Riyan Permana Putra sebut Bukittinggi Gemilang bisa menjadi Bukittinggi Gelap Jika Pemda dan DPRD Bukittinggi Tak Beri Kepastian kepada Honorer yang Dirumahkan
Bukittinggi – Di tengah perayaan Idul Fitri yang penuh kegembiraan, ratusan tenaga honorer di Pemerintah Kota Bukittinggi justru menghadapi kenyataan pahit. Sejak awal April 2025, sebanyak 947 pegawai kontrak resmi diberhentikan. Situasi ini membuat beberapa tokoh masyarakat termasuk tokoh muda Bukittinggi, Dr (c). Riyan Permana Putra, SH, MH meminta DPRD Bukittinggi dan Walikota Bukittinggi (saayun salangkah) untuk segera merumuskan kebijakan yang dapat menyelamatkan nasib honorer yang akan dirumahkan. Menurutnya ini adalah ujian serius Walikota Bukittinggi periode 2025–2030, yaitu terkait persoalan honorer.
Riyan Permana Putra yang juga merupakan perintis Perkumpulan Pengacara dan Konsultan Hukum (PPKHI) Sumatera Barat menambahkan bahwa ia juga meminta kepada anggota DPRD Bukittinggi untuk menyuarakan kembali kepada pemerintah daerah untuk bisa menyelesaikan masalah tenaga honorer ini, jika pemda bersama DPRD Bukittinggi tak bisa memberi kepastian kepada honorer yang dirumahkan, Bukittinggi Gemilang diduga bisa menjadi Bukittinggi Gelap.
“DPRD Bukittinggi sebagai legislatif wajib memperjuangkan nasib honorer yang akan dirumahkan.

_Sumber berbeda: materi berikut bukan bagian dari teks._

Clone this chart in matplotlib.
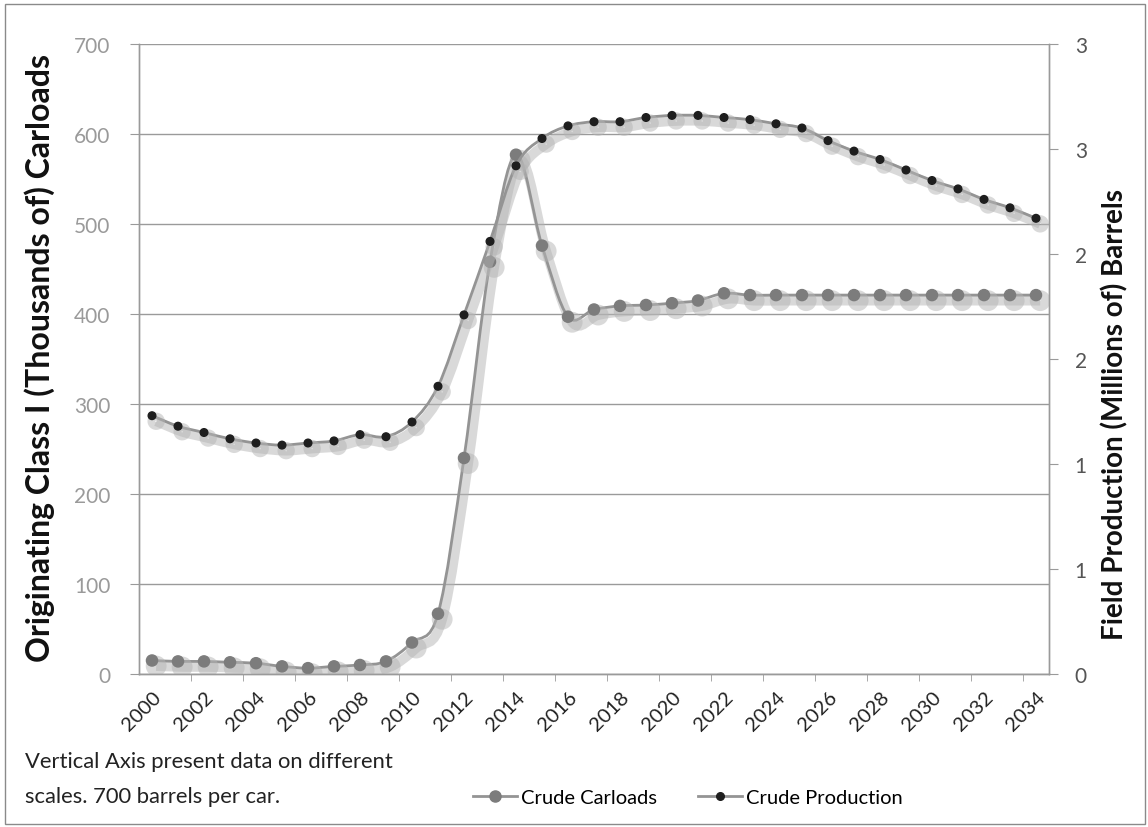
import matplotlib
matplotlib.use("Agg")
import matplotlib.pyplot as plt
import matplotlib.patheffects as pe
from matplotlib.patches import Rectangle, PathPatch
from matplotlib.path import Path
from matplotlib.lines import Line2D

plt.rcParams['font.family'] = ['Lato', 'DejaVu Sans']

years = list(range(2000, 2035))
# thousands of originating carloads (left axis)
carloads = [15, 14, 14, 13, 12, 8.5, 6.5, 8.5, 10, 14, 35, 67, 240, 458, 577,
            476, 397, 405, 409, 410, 412, 415, 423, 421, 421, 421, 421, 421,
            421, 421, 421, 421, 421, 421, 421]
# millions of barrels (right axis)
production = [1.23, 1.18, 1.15, 1.12, 1.10, 1.09, 1.10, 1.11, 1.14, 1.13, 1.20,
              1.37, 1.71, 2.06, 2.42, 2.55, 2.61, 2.63, 2.63, 2.65, 2.66, 2.66,
              2.65, 2.64, 2.62, 2.60, 2.54, 2.49, 2.45, 2.40, 2.35, 2.31, 2.26,
              2.22, 2.17]
left_ticks = [0, 100, 200, 300, 400, 500, 600, 700]
right_ticks = [0, 0.5, 1, 1.5, 2, 2.5, 3]
right_labels = ["0", "1", "1", "2", "2", "3", "3"]


def smooth_path(xs, ys):
    # Excel-style smoothed line: Catmull-Rom segments as cubic Beziers
    pts = list(zip(xs, ys))
    verts = [pts[0]]
    codes = [Path.MOVETO]
    n = len(pts)
    for i in range(n - 1):
        p0 = pts[max(i - 1, 0)]
        p1 = pts[i]
        p2 = pts[i + 1]
        p3 = pts[min(i + 2, n - 1)]
        c1 = (p1[0] + (p2[0] - p0[0]) / 6, p1[1] + (p2[1] - p0[1]) / 6)
        c2 = (p2[0] - (p3[0] - p1[0]) / 6, p2[1] - (p3[1] - p1[1]) / 6)
        verts += [c1, c2, p2]
        codes += [Path.CURVE4] * 3
    return Path(verts, codes)


W, H = 1148, 828
fig = plt.figure(figsize=(W / 100, H / 100), dpi=100)
fig.patches.append(Rectangle((5 / W, 3 / H), 1140 / W, 820 / H, transform=fig.transFigure,
                             fill=False, edgecolor='#8a8a8a', linewidth=1))

ax = fig.add_axes([139 / W, (H - 675) / H, 910 / W, 630 / H])
ax2 = ax.twinx()

x = list(range(len(years)))
shadow = [pe.SimpleLineShadow(offset=(3, -4), shadow_color='#b4b4b4', alpha=0.5, linewidth=7),
          pe.Normal()]
line_col = '#949494'

ax.add_patch(PathPatch(smooth_path(x, carloads), fill=False, edgecolor=line_col, lw=2,
                       path_effects=shadow, zorder=3))
ax.plot(x, carloads, ls='none', marker='o', ms=8, mfc='#7c7c7c', mec='#7c7c7c',
        path_effects=shadow, zorder=4)
ax2.add_patch(PathPatch(smooth_path(x, production), fill=False, edgecolor=line_col, lw=2,
                        path_effects=shadow, zorder=3))
ax2.plot(x, production, ls='none', marker='o', ms=5.5, mfc='#1e1e1e', mec='#1e1e1e',
         path_effects=shadow, zorder=4)

ax.set_xlim(-0.5, len(years) - 0.5)
ax.set_ylim(0, 700)
ax2.set_ylim(0, 3)
ax.set_yticks(left_ticks)
ax.set_yticklabels([str(t) for t in left_ticks], color='#9a9a9a', fontsize=15)
ax2.set_yticks(right_ticks)
ax2.set_yticklabels(right_labels, color='#555555', fontsize=15)
ax.grid(axis='y', color='#9a9a9a', lw=1)
ax.set_axisbelow(True)

ax.set_xticks(x[::2])
ax.set_xticklabels([str(y) for y in years[::2]], rotation=45, ha='right', va='top',
                   rotation_mode='anchor', fontsize=14.5, color='#222222')
ax.set_xticks([b - 0.5 for b in range(2, len(years), 2)], minor=True)
ax.tick_params(axis='x', which='major', length=0, pad=10)
ax.tick_params(axis='x', which='minor', length=5, color='#9a9a9a')

ax.tick_params(axis='y', length=6.5, color='#9a9a9a', pad=14)
ax2.tick_params(axis='y', length=6.5, color='#9a9a9a', pad=12)

for a in (ax, ax2):
    a.spines['top'].set_visible(False)
    for s in ('left', 'right', 'bottom'):
        a.spines[s].set_color('#9a9a9a')
        a.spines[s].set_linewidth(1)
ax.spines['left'].set_linestyle((0, (2, 1)))
ax2.spines['right'].set_linestyle((0, (2, 1)))

fig.text(40 / W, 1 - 358 / H, "Originating Class I (Thousands of) Carloads", rotation=90,
         ha='center', va='center', fontsize=23, fontweight='bold', color='#111111')
fig.text(1115 / W, 1 - 414 / H, "Field Production (Millions of) Barrels", rotation=90,
         ha='center', va='center', fontsize=20, fontweight='bold', color='#111111')

fig.text(25 / W, 1 - 762 / H, "Vertical Axis present data on different", fontsize=15.8,
         va='center', color='#222222')
fig.text(25 / W, 1 - 797 / H, "scales. 700 barrels per car.", fontsize=15.8,
         va='center', color='#222222')

handles = [Line2D([], [], color=line_col, lw=2, marker='o', ms=8, mfc='#7c7c7c', mec='#7c7c7c'),
           Line2D([], [], color=line_col, lw=2, marker='o', ms=5.5, mfc='#1e1e1e', mec='#1e1e1e')]
fig.legend(handles, ["Crude Carloads", "Crude Production"], loc='center',
           bbox_to_anchor=(688 / W, 1 - 798 / H), ncol=2, frameon=False, fontsize=14.5,
           handlelength=2.2, handletextpad=0.2, columnspacing=2.0)

fig.savefig("out.png", dpi=100)
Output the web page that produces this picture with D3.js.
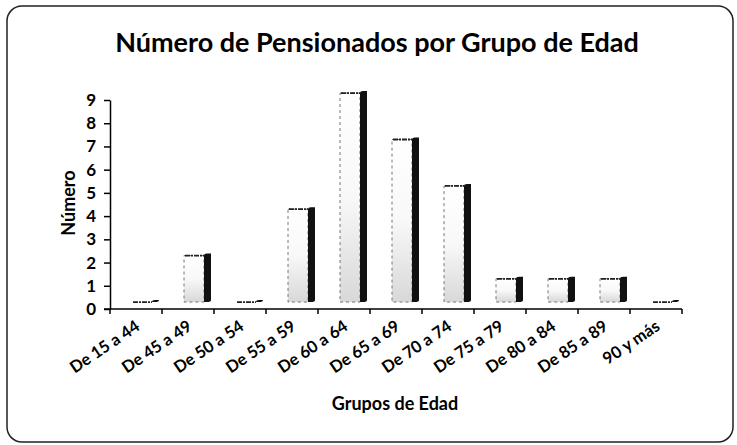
<!DOCTYPE html>
<html>
<head>
<meta charset="utf-8">
<script src="https://cdn.jsdelivr.net/npm/d3@7"></script>
<style>
  body { margin: 0; background: #fff; }
  svg text { font-family: Lato, 'Open Sans', sans-serif; font-weight: bold; fill: #000; }
</style>
</head>
<body>
<svg id="chart" width="737" height="445"></svg>
<script>
// data
var categories = ['De 15 a 44', 'De 45 a 49', 'De 50 a 54', 'De 55 a 59', 'De 60 a 64',
  'De 65 a 69', 'De 70 a 74', 'De 75 a 79', 'De 80 a 84', 'De 85 a 89', '90 y más']
var values = [0, 2, 0, 4, 9, 7, 5, 1, 1, 1, 0]
var yTicks = [0, 1, 2, 3, 4, 5, 6, 7, 8, 9]

var title = 'Número de Pensionados por Grupo de Edad'
var xTitle = 'Grupos de Edad'
var yTitle = 'Número'

var svg = d3.select('#chart')
var plotLeft = 110
var plotRight = 682
var plotTop = 100
var plotBottom = 309
var floor = 0.3 // the 3d floor lifts the bars a bit

// frame
svg.append('rect')
  .attr('x', 7).attr('y', 6)
  .attr('width', 726).attr('height', 436)
  .attr('rx', 15)
  .attr('fill', '#fff')
  .attr('stroke', '#222')
  .attr('stroke-width', 1.5)

var defs = svg.append('defs')
var grad = defs.append('linearGradient')
  .attr('id', 'front')
  .attr('x1', 0).attr('y1', 0).attr('x2', 0).attr('y2', 1)
grad.append('stop').attr('offset', '0%').attr('stop-color', '#ffffff')
grad.append('stop').attr('offset', '50%').attr('stop-color', '#f8f8f8')
grad.append('stop').attr('offset', '100%').attr('stop-color', '#d8d8d8')

var x = d3.scaleBand()
  .domain(categories)
  .range([plotLeft, plotRight])
  .padding(0)

var y = d3.scaleLinear()
  .domain([0, 9])
  .range([plotBottom, plotTop])

// bars
var bars = svg.append('g').attr('class', 'bars')
  .selectAll('g')
  .data(categories.map(function (c, i) { return { cat: c, v: values[i] } }))
  .join('g')
  .attr('transform', function (d) { return 'translate(' + (x(d.cat) + 22) + ',0)' })

var fw = 20 // front face width
var sw = 7 // dark side width

bars.append('rect')
  .attr('x', 0)
  .attr('y', function (d) { return y(d.v + floor) })
  .attr('width', fw)
  .attr('height', function (d) { return y(floor) - y(d.v + floor) })
  .attr('fill', 'url(#front)')
  .attr('stroke', '#777')
  .attr('stroke-width', 1)
  .attr('stroke-dasharray', '3,3')

bars.append('path')
  .attr('d', function (d) {
    var t = y(d.v + floor) - 2
    var b = y(floor)
    return 'M' + fw + ',' + (t + 2) + ' Q' + fw + ',' + t + ' ' + (fw + 3) + ',' + t +
      ' L' + (fw + sw) + ',' + t + ' L' + (fw + sw) + ',' + (b - 2) +
      ' Q' + (fw + sw) + ',' + b + ' ' + (fw + 3) + ',' + b + ' L' + fw + ',' + b + 'Z'
  })
  .attr('fill', '#111')

bars.append('line')
  .attr('x1', 1).attr('x2', fw)
  .attr('y1', function (d) { return y(d.v + floor) })
  .attr('y2', function (d) { return y(d.v + floor) })
  .attr('stroke', '#222')
  .attr('stroke-width', 1.8)
  .attr('stroke-dasharray', '5,1,2,1')

// y axis
var yAxis = svg.append('g')
  .attr('transform', 'translate(' + plotLeft + ',0)')
  .call(d3.axisLeft(y).tickValues(yTicks).tickSize(6).tickSizeOuter(0))
yAxis.select('.domain').attr('stroke', '#000').attr('stroke-width', 1.5)
yAxis.selectAll('.tick line').attr('stroke', '#000').attr('stroke-width', 1.5)
yAxis.selectAll('.tick text')
  .attr('x', -14)
  .attr('font-size', 17)
  .style('font-family', 'Lato, sans-serif')
  .style('font-weight', 'bold')

// x axis, ticks sit between the groups
var xEdges = d3.range(categories.length + 1).map(function (i) {
  return i < categories.length ? x(categories[i]) : plotRight
})
var xAxis = svg.append('g')
xAxis.append('line')
  .attr('x1', plotLeft - 6).attr('x2', plotRight)
  .attr('y1', plotBottom).attr('y2', plotBottom)
  .attr('stroke', '#000').attr('stroke-width', 1.5)
xAxis.selectAll('.xtick')
  .data(xEdges)
  .join('line')
  .attr('class', 'xtick')
  .attr('x1', function (d) { return d }).attr('x2', function (d) { return d })
  .attr('y1', plotBottom).attr('y2', plotBottom + 5)
  .attr('stroke', '#000').attr('stroke-width', 1.5)
xAxis.selectAll('.xlabel')
  .data(categories)
  .join('text')
  .attr('class', 'xlabel')
  .attr('transform', function (d) {
    return 'translate(' + (x(d) + x.bandwidth() / 2 + 5) + ',' + (plotBottom + 20) + ') rotate(-34)'
  })
  .attr('text-anchor', 'end')
  .attr('font-size', 16.5)
  .text(function (d) { return d })

// titles
svg.append('text')
  .attr('x', 377).attr('y', 52)
  .attr('text-anchor', 'middle')
  .attr('font-size', 27)
  .text(title)

svg.append('text')
  .attr('x', 395).attr('y', 410)
  .attr('text-anchor', 'middle')
  .attr('font-size', 18)
  .text(xTitle)

svg.append('text')
  .attr('transform', 'translate(75,203) rotate(-90)')
  .attr('text-anchor', 'middle')
  .attr('font-size', 18)
  .text(yTitle)
</script>
</body>
</html>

Kewajiban DPRD dalam memperjuangkan nasib masyarakat ini tercantum dalam Undang-Undang Nomor 23 Tahun 2014 pada Pasal 104 dan Peraturan DPRD Nomor 1 Tahun 2018 tentang Tata Tertib Dewan Perwakilan Rakyat Daerah Kota Bukittinggi. Jika pemda bersama DPRD Bukittinggi tak bisa memberi kepastian kepada honorer yang dirumahkan, Bukittinggi Gemilang diduga bisa menjadi Bukittinggi Gelap bagi mereka yang terdampak (dirumahkan).” katanya di Bukittinggi, pada Kamis, (3/4/2025).
Riyan Permana Putra melanjutkan bahwa PHK massal dapat berdampak luas pada kehidupan para honorer dan keluarganya.
“Kita tentu tidak ingin ada PHK besar-besaran. Bayangkan berapa banyak keluarga yang akan kesulitan ekonominya apabila mereka dirumahkan,” ujarnya.
Menurutnya, masalah ini tidak hanya terjadi di Bukittinggi tetapi juga di berbagai daerah lain.
Riyan Permana Putra berharap Walikota dan DPRD Bukittinggi memberikan perhatian khusus terhadap masalah ini. Seharusnya pasca lebaran ini DPRD harus memasukkan persoalan ini dalam pembahasan bersama dinas terkait, seperti bagaimana tindak lanjut rapat kerja khusus yang pernah akan dijadwalkan antara Komisi I DPRD Bukittinggi dan BKPSDM, sebagaimana dilansir dari Kaba 12 pada 24 Januari 2025 lalu.
“Kami berharap DPRD dan Walikota Bukittinggi saayun salangkah untuk segera mengambil langkah konkret untuk mengatasi masalah ini, jika memang akan diangkat kembali melalui outsourcing, harus ada hitam di atas putih, jadi tidak omon-omon. Harus tertulis, semisal lewat rekomendasi dari DPRD Bukittinggi tentang kepastian honorer Bukittinggi yang di rumahkan harus diangkat kembali melalui outsourcing,” tegas Riyan Permana Putra.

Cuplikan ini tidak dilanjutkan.